Moving on has been difficult for the two young women, especially since the authorities would not reveal Murray's official cause of death — even to her immediate family — until the entire investigation had been complete. In this regard, True Life ends with a frustrating lack of closure, as Murray's fate remains a mystery when the episode ends. Now Parker reveals that since filming the episode, they have finally learned how her cousin died — in addition to being shot in the arm, which her family was aware of, Murray sustained additional gunshot wounds, including a fatal gunshot to her neck.
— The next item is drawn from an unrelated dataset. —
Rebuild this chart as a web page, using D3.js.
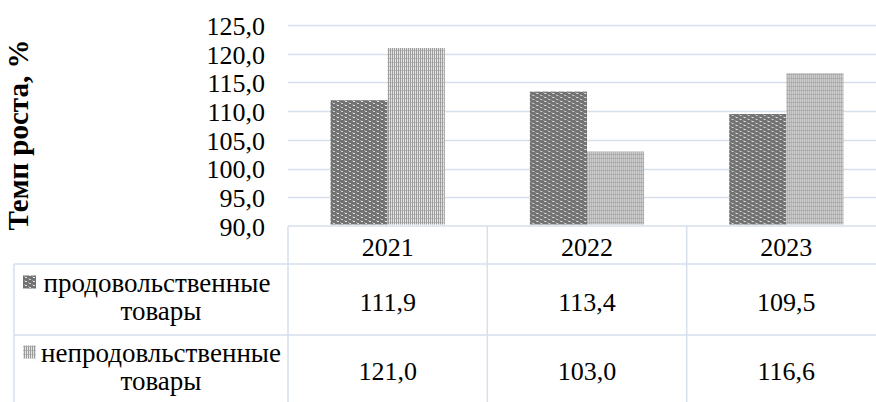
<!DOCTYPE html>
<html>
<head>
<meta charset="utf-8">
<script src="https://cdn.jsdelivr.net/npm/d3@7"></script>
<style>
  html, body { margin: 0; padding: 0; background: #fff; }
  svg text { font-family: "Liberation Serif", "Times New Roman", Tinos, "DejaVu Serif", serif; }
</style>
</head>
<body>
<svg id="chart" width="876" height="402"></svg>
<script>
// Growth rates of retail turnover, % to previous year
const years = ["2021", "2022", "2023"];
const foodValues = [111.9, 113.4, 109.5];
const nonFoodValues = [121.0, 103.0, 116.6];
const seriesLines = [["продовольственные", "товары"], ["непродовльственные", "товары"]];
const yTicks = [90, 95, 100, 105, 110, 115, 120, 125];
const yTitle = "Темп роста, %";

const FONT = "'Liberation Serif', 'Times New Roman', Tinos, serif";
const svg = d3.select("#chart");
const plot = { left: 288, right: 886, top: 25, bottom: 226 };
const table = { left: 14, headerBottom: 264, row1Bottom: 335, bottom: 402 };
const gridColor = "#d6dfeb";
const fmt = v => d3.format(".1f")(v).replace(".", ",");

// Fill patterns for the two series
const defs = svg.append("defs");
const pFood = defs.append("pattern").attr("id", "pat-food")
  .attr("patternUnits", "userSpaceOnUse").attr("width", 8).attr("height", 4);
pFood.append("rect").attr("width", 8).attr("height", 4).attr("fill", "#727272");
pFood.append("rect").attr("x", 0).attr("y", 0).attr("width", 1).attr("height", 1).attr("fill", "#9a9a9a");
pFood.append("rect").attr("x", 4).attr("y", 2).attr("width", 1).attr("height", 1).attr("fill", "#9a9a9a");
pFood.append("rect").attr("x", 1).attr("y", 1).attr("width", 2).attr("height", 1).attr("fill", "#e8e8e8");
pFood.append("rect").attr("x", 5).attr("y", 3).attr("width", 2).attr("height", 1).attr("fill", "#d0d0d0");

const pNon = defs.append("pattern").attr("id", "pat-non")
  .attr("patternUnits", "userSpaceOnUse").attr("width", 2).attr("height", 4);
pNon.append("rect").attr("width", 2).attr("height", 4).attr("fill", "#e6e6e6");
pNon.append("rect").attr("x", 0).attr("width", 1).attr("height", 4).attr("fill", "#9c9c9c");
pNon.append("rect").attr("x", 1).attr("y", 2).attr("width", 1).attr("height", 1).attr("fill", "#bdbdbd");

const patterns = ["url(#pat-food)", "url(#pat-non)"];

// Scales
const y = d3.scaleLinear().domain([90, 125]).range([plot.bottom, plot.top]);
const x0 = d3.scaleBand().domain(years).range([plot.left, plot.right]).paddingInner(0).paddingOuter(0);
const x1 = d3.scaleBand().domain([0, 1]).range([0, x0.bandwidth()]).paddingInner(0).paddingOuter(0.745);

// Horizontal gridlines
svg.append("g").selectAll("line").data(yTicks.filter(t => t > 90)).join("line")
  .attr("x1", plot.left).attr("x2", plot.right)
  .attr("y1", d => Math.round(y(d)) + 0.5).attr("y2", d => Math.round(y(d)) + 0.5)
  .attr("stroke", gridColor).attr("stroke-width", 1.3);

// Y axis labels
const yAxis = d3.axisLeft(y).tickValues(yTicks).tickFormat(fmt).tickSize(0).tickPadding(0);
const gy = svg.append("g").attr("transform", `translate(${265},1)`).call(yAxis)
  .attr("font-family", FONT).attr("font-size", 26);
gy.select(".domain").remove();
gy.selectAll("text").attr("fill", "#000");

// Y title
svg.append("text")
  .attr("transform", `translate(28,${135}) rotate(-90)`)
  .attr("text-anchor", "middle")
  .attr("font-family", FONT)
  .attr("font-size", 29).attr("font-weight", "bold").attr("fill", "#000")
  .text(yTitle);

// Bars
const data = years.map((yr, i) => ({ year: yr, values: [foodValues[i], nonFoodValues[i]] }));
const groups = svg.append("g").selectAll("g").data(data).join("g")
  .attr("transform", d => `translate(${x0(d.year)},0)`);
groups.selectAll("rect").data(d => d.values.map((v, s) => ({ v, s }))).join("rect")
  .attr("x", d => x1(d.s)).attr("width", x1.bandwidth())
  .attr("y", d => y(d.v)).attr("height", d => y(90) - y(d.v) - 1.5)
  .attr("fill", d => patterns[d.s]);

// Data table grid
const tg = svg.append("g").attr("stroke", gridColor).attr("stroke-width", 1.5);
tg.append("line").attr("x1", plot.left).attr("x2", plot.right).attr("y1", plot.bottom).attr("y2", plot.bottom);
tg.append("line").attr("x1", table.left).attr("x2", plot.right).attr("y1", table.headerBottom).attr("y2", table.headerBottom);
tg.append("line").attr("x1", table.left).attr("x2", plot.right).attr("y1", table.row1Bottom).attr("y2", table.row1Bottom);
tg.append("line").attr("x1", table.left).attr("x2", table.left).attr("y1", table.headerBottom).attr("y2", table.bottom);
tg.selectAll("line.v").data(years.concat(["end"])).join("line").attr("class", "v")
  .attr("x1", d => d === "end" ? plot.right : x0(d)).attr("x2", d => d === "end" ? plot.right : x0(d))
  .attr("y1", plot.bottom).attr("y2", table.bottom);

const textG = svg.append("g").attr("font-family", FONT).attr("font-size", 26).attr("fill", "#000");

// Header (categories)
textG.append("g").selectAll("text").data(years).join("text")
  .attr("x", d => x0(d) + x0.bandwidth() / 2).attr("y", 256)
  .attr("text-anchor", "middle")
  .text(d => d);

// Value rows
const valueBaselines = [310.5, 380];
[foodValues, nonFoodValues].forEach((vals, s) => {
  textG.append("g").selectAll("text").data(vals).join("text")
    .attr("x", (d, i) => x0(years[i]) + x0.bandwidth() / 2).attr("y", valueBaselines[s])
    .attr("text-anchor", "middle")
    .text(d => fmt(d));
});

// Legend cells: key + two-line label
const legendBaselines = [[291.5, 319.5], [361.5, 390]];
seriesLines.forEach((lines, s) => {
  const [b1, b2] = legendBaselines[s];
  svg.append("rect").attr("x", 23).attr("y", b1 - 16).attr("width", 13).attr("height", 13)
    .attr("fill", patterns[s]);
  textG.append("text").attr("x", s === 0 ? 157 : 161).attr("y", b1)
    .attr("font-size", 27).attr("text-anchor", "middle")
    .text(lines[0]);
  textG.append("text").attr("x", 161).attr("y", b2)
    .attr("font-size", 27).attr("text-anchor", "middle")
    .text(lines[1]);
});
</script>
</body>
</html>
But receiving this information came as a mixed blessing. "It did give me closure, but it didn’t give me the peace I was looking for," she says. "There are still things I want to figure out."

Ultimately, Carter just wants people to understand what they went through on that horrible night two months ago. "After seeing this [episode] and the raw reality of it, hopefully people just become more compassionate. I hope that if they said anything horrible, they would apologize. I would feel vindicated. We don't have anything to prove," she clarifies. "It's just about living in our truth — and I hope people just understand what the truth is after the episode airs."